Start of Dataset excerpt

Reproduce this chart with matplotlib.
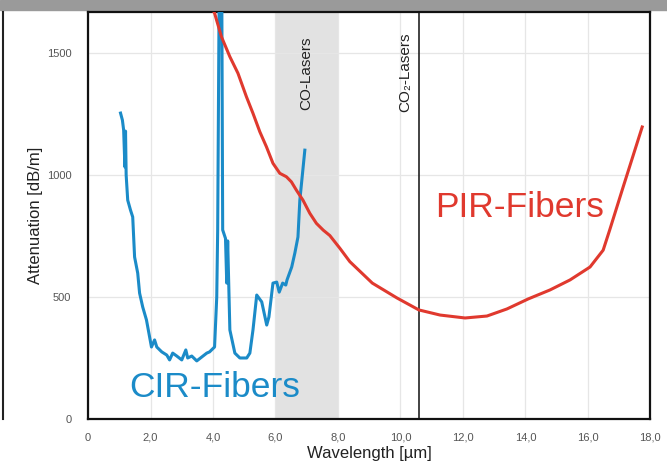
"""
Attenuation of CIR and PIR fibers versus wavelength.
"""
import matplotlib
matplotlib.use("Agg")
import matplotlib.pyplot as plt
from matplotlib.patches import Rectangle
from matplotlib.ticker import FuncFormatter

plt.rcParams['font.family'] = ['Liberation Sans', 'DejaVu Sans']

# CIR fibers (blue), wavelength in um / attenuation in dB/m
cir_wl = [1.04, 1.10, 1.14, 1.18, 1.20, 1.22, 1.27, 1.36, 1.43, 1.49, 1.59, 1.65,
          1.75, 1.87, 2.03, 2.13, 2.20, 2.36, 2.52, 2.61, 2.71, 2.84, 3.00, 3.13,
          3.19, 3.32, 3.48, 3.64, 3.80, 3.89, 4.05, 4.12, 4.15, 4.20, 4.28, 4.31,
          4.40, 4.44, 4.47, 4.54, 4.70, 4.86, 5.08, 5.18, 5.28, 5.40, 5.56, 5.72,
          5.79, 5.92, 6.04, 6.12, 6.23, 6.33, 6.37, 6.52, 6.62, 6.72, 6.78, 6.94]
cir_att = [1254, 1225, 1184, 1033, 1180, 1000, 897, 856, 828, 664, 598, 516,
           459, 406, 295, 324, 295, 275, 262, 242, 270, 258, 242, 283,
           250, 258, 238, 254, 270, 275, 295, 500, 775, 1800, 1800, 775,
           740, 557, 730, 365, 270, 250, 250, 270, 365, 508, 480, 385,
           418, 557, 561, 520, 557, 549, 570, 623, 680, 746, 897, 1102]

# PIR fibers (red)
pir_wl = [3.90, 4.05, 4.27, 4.54, 4.80, 5.07, 5.28, 5.50, 5.71, 5.92, 6.14,
          6.35, 6.51, 6.67, 6.88, 7.10, 7.31, 7.53, 7.74, 8.06, 8.38,
          9.10, 9.89, 10.59, 11.27, 12.07, 12.77, 13.41, 14.09, 14.79, 15.43,
          16.07, 16.49, 16.70, 17.13, 17.74]
pir_att = [1700, 1664, 1567, 1485, 1417, 1321, 1253, 1177, 1116, 1048, 1007,
           993, 972, 938, 897, 843, 802, 774, 752, 700, 645,
           557, 496, 447, 426, 414, 422, 451, 492, 529, 570,
           623, 692, 775, 951, 1197]

co_band = (6.0, 8.0)
co2_line = 10.6
x_ticks = [0, 2, 4, 6, 8, 10, 12, 14, 16, 18]
y_ticks = [0, 500, 1000, 1500]

blue = '#1b8bc8'
red = '#e0392e'

fig = plt.figure(figsize=(6.67, 4.65), dpi=100)
fig.patch.set_facecolor('white')
ax = fig.add_axes([0.132, 0.099, 0.843, 0.875])

ax.axvspan(*co_band, color='#e2e2e2', zorder=0, lw=0)
ax.axvline(co2_line, color='#222222', lw=1.2, zorder=1)

ax.plot(cir_wl, cir_att, color=blue, lw=2.2, zorder=3)
ax.plot(pir_wl, pir_att, color=red, lw=2.2, zorder=3)

ax.set_xlim(0, 18)
ax.set_ylim(0, 1668)
ax.set_xticks(x_ticks)
ax.set_yticks(y_ticks)
ax.xaxis.set_major_formatter(FuncFormatter(
    lambda v, p: '0' if v == 0 else f'{v:.1f}'.replace('.', ',')))
ax.grid(True, color='#e6e6e6', lw=0.9, zorder=0)
ax.set_axisbelow(True)
ax.tick_params(length=0, labelsize=8, labelcolor='#555555')
ax.tick_params(axis='x', pad=10)
ax.tick_params(axis='y', pad=12)
for s in ax.spines.values():
    s.set_linewidth(1.6)
    s.set_color('#111111')

ax.set_xlabel('Wavelength [µm]', fontsize=12, color='#222222', labelpad=2)
ax.set_ylabel('Attenuation [dB/m]', fontsize=12, color='#222222', labelpad=3)

ax.text(7.0, 1418, 'CO-Lasers', rotation=90, ha='center', va='center',
        fontsize=11, color='#222222')
ax.text(10.15, 1422, 'CO₂-Lasers', rotation=90, ha='center', va='center',
        fontsize=11, color='#222222')
ax.text(1.33, 90, 'CIR-Fibers', color=blue, fontsize=25.5, ha='left', va='baseline')
ax.text(11.1, 828, 'PIR-Fibers', color=red, fontsize=25.5, ha='left', va='baseline')

# slide frame remnants
fig.patches.append(Rectangle((0, 0.978), 1, 0.022, transform=fig.transFigure,
                             color='#9a9a9a', zorder=-1))
fig.lines.append(plt.Line2D([0.005, 0.005], [0.099, 0.974], transform=fig.transFigure,
                            color='#222222', lw=1.5))

fig.savefig('out.png', dpi=100)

End of Dataset excerpt

**Problem details**:
Leave out the pictures and give the listing above again exactly.

**Reply to the exercise**:
Reproduce this chart with matplotlib.
"""
Attenuation of CIR and PIR fibers versus wavelength.
"""
import matplotlib
matplotlib.use("Agg")
import matplotlib.pyplot as plt
from matplotlib.patches import Rectangle
from matplotlib.ticker import FuncFormatter

plt.rcParams['font.family'] = ['Liberation Sans', 'DejaVu Sans']

# CIR fibers (blue), wavelength in um / attenuation in dB/m
cir_wl = [1.04, 1.10, 1.14, 1.18, 1.20, 1.22, 1.27, 1.36, 1.43, 1.49, 1.59, 1.65,
          1.75, 1.87, 2.03, 2.13, 2.20, 2.36, 2.52, 2.61, 2.71, 2.84, 3.00, 3.13,
          3.19, 3.32, 3.48, 3.64, 3.80, 3.89, 4.05, 4.12, 4.15, 4.20, 4.28, 4.31,
          4.40, 4.44, 4.47, 4.54, 4.70, 4.86, 5.08, 5.18, 5.28, 5.40, 5.56, 5.72,
          5.79, 5.92, 6.04, 6.12, 6.23, 6.33, 6.37, 6.52, 6.62, 6.72, 6.78, 6.94]
cir_att = [1254, 1225, 1184, 1033, 1180, 1000, 897, 856, 828, 664, 598, 516,
           459, 406, 295, 324, 295, 275, 262, 242, 270, 258, 242, 283,
           250, 258, 238, 254, 270, 275, 295, 500, 775, 1800, 1800, 775,
           740, 557, 730, 365, 270, 250, 250, 270, 365, 508, 480, 385,
           418, 557, 561, 520, 557, 549, 570, 623, 680, 746, 897, 1102]

# PIR fibers (red)
pir_wl = [3.90, 4.05, 4.27, 4.54, 4.80, 5.07, 5.28, 5.50, 5.71, 5.92, 6.14,
          6.35, 6.51, 6.67, 6.88, 7.10, 7.31, 7.53, 7.74, 8.06, 8.38,
          9.10, 9.89, 10.59, 11.27, 12.07, 12.77, 13.41, 14.09, 14.79, 15.43,
          16.07, 16.49, 16.70, 17.13, 17.74]
pir_att = [1700, 1664, 1567, 1485, 1417, 1321, 1253, 1177, 1116, 1048, 1007,
           993, 972, 938, 897, 843, 802, 774, 752, 700, 645,
           557, 496, 447, 426, 414, 422, 451, 492, 529, 570,
           623, 692, 775, 951, 1197]

co_band = (6.0, 8.0)
co2_line = 10.6
x_ticks = [0, 2, 4, 6, 8, 10, 12, 14, 16, 18]
y_ticks = [0, 500, 1000, 1500]

blue = '#1b8bc8'
red = '#e0392e'

fig = plt.figure(figsize=(6.67, 4.65), dpi=100)
fig.patch.set_facecolor('white')
ax = fig.add_axes([0.132, 0.099, 0.843, 0.875])

ax.axvspan(*co_band, color='#e2e2e2', zorder=0, lw=0)
ax.axvline(co2_line, color='#222222', lw=1.2, zorder=1)

ax.plot(cir_wl, cir_att, color=blue, lw=2.2, zorder=3)
ax.plot(pir_wl, pir_att, color=red, lw=2.2, zorder=3)

ax.set_xlim(0, 18)
ax.set_ylim(0, 1668)
ax.set_xticks(x_ticks)
ax.set_yticks(y_ticks)
ax.xaxis.set_major_formatter(FuncFormatter(
    lambda v, p: '0' if v == 0 else f'{v:.1f}'.replace('.', ',')))
ax.grid(True, color='#e6e6e6', lw=0.9, zorder=0)
ax.set_axisbelow(True)
ax.tick_params(length=0, labelsize=8, labelcolor='#555555')
ax.tick_params(axis='x', pad=10)
ax.tick_params(axis='y', pad=12)
for s in ax.spines.values():
    s.set_linewidth(1.6)
    s.set_color('#111111')

ax.set_xlabel('Wavelength [µm]', fontsize=12, color='#222222', labelpad=2)
ax.set_ylabel('Attenuation [dB/m]', fontsize=12, color='#222222', labelpad=3)

ax.text(7.0, 1418, 'CO-Lasers', rotation=90, ha='center', va='center',
        fontsize=11, color='#222222')
ax.text(10.15, 1422, 'CO₂-Lasers', rotation=90, ha='center', va='center',
        fontsize=11, color='#222222')
ax.text(1.33, 90, 'CIR-Fibers', color=blue, fontsize=25.5, ha='left', va='baseline')
ax.text(11.1, 828, 'PIR-Fibers', color=red, fontsize=25.5, ha='left', va='baseline')

# slide frame remnants
fig.patches.append(Rectangle((0, 0.978), 1, 0.022, transform=fig.transFigure,
                             color='#9a9a9a', zorder=-1))
fig.lines.append(plt.Line2D([0.005, 0.005], [0.099, 0.974], transform=fig.transFigure,
                            color='#222222', lw=1.5))

fig.savefig('out.png', dpi=100)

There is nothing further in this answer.